UK - Dovish BoE sows doubts over rate hike path

PublicationMacro economy

Despite an aggressive rate hike yesterday, the Bank of England projections suggest little need for further tightening.

MPC pushes back further on rate expectations

The BoE raised its policy rate by 75bp on Thursday, taking Bank Rate to 3%, as was widely expected. Two MPC members voted for a slower hiking pace (one for a 50bp move and another for 25bp), and the quarterly update to the growth and inflation projections suggested that financial market pricing for further rate hikes remains too aggressive. Specifically, the Bank’s forecasts conditioned on Bank Rate peaking at around 5.2% suggest a prolonged and deep recession, and inflation significantly undershooting the Bank’s 2% inflation target by 2024-25 (in 2025, CPI inflation is expected to fall to zero). At the same time, an alternative set of projections by the MPC based on constant rates at 3% suggest inflation coming back down to 2% and holding roughly around that level in the medium term. Taking the projections at face value, they would suggest that no further rate hikes would be necessary to bring inflation back to target, and at the press conference, Governor Bailey struggled to explain to journalists why, then, the MPC would want to raise rates further. One reason that made some sense to us is that, although inflation is projected to come down significantly over the coming year, the risks in both scenarios are tilted to the upside. This suggests some further tightening would be prudent from a risk management perspective, with perhaps rate cuts to take the policy rate back to less restrictive levels once inflation risks have sufficiently subsided. But this additional tightening is likely to be far short of current market expectations.

Risks now look tilted towards a smaller 25bp hike in December

Rate hike expectations for the BoE have already been pared back dramatically over the past month: at the height of the mini-budget turmoil, markets expected Bank Rate to peak at over 6%, whereas the current expectation is around 4.7%. Despite the significant move already, we think markets have further to go in pricing out rate hikes. Our current base case is for the BoE to hike a further 50bp in December, followed by two further 25bp hikes in early 2023, taking Bank Rate to 4%. However, with the current downturn likely to intensify over the coming months, and the fiscal policy stance likely to become an increasing drag on the economy in 2023, we see a significant risk that the MPC already downshifts to a 25bp pace from December, and halts rate hikes at a lower peak than we currently expect.

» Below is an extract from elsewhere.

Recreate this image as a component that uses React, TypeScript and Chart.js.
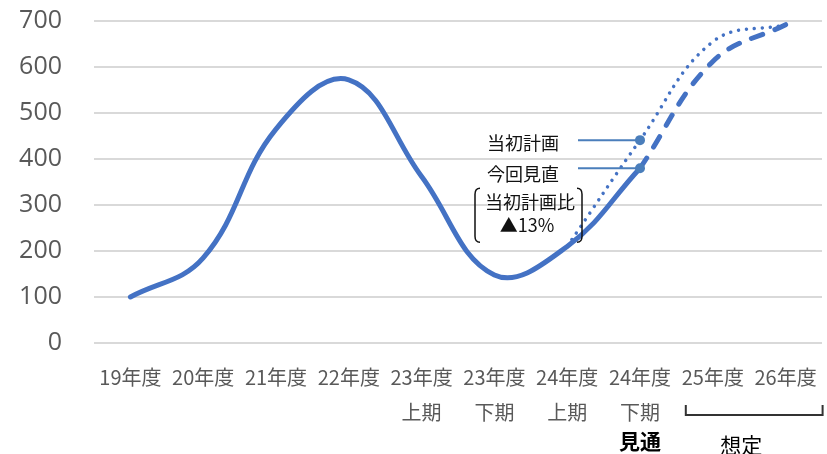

Much will depend on fiscal policy developments, and in particular the government’s budget announcement on 17 November, which will detail just how far it will go in cutting spending and raising taxes next year. As things stand, the indications are for an even bigger tightening in fiscal policy than we currently expect, which would therefore mean less of a need for monetary policy to bear down on already depressed demand. We will update our forecasts later this month, following the announcement of the government’s new fiscal plans.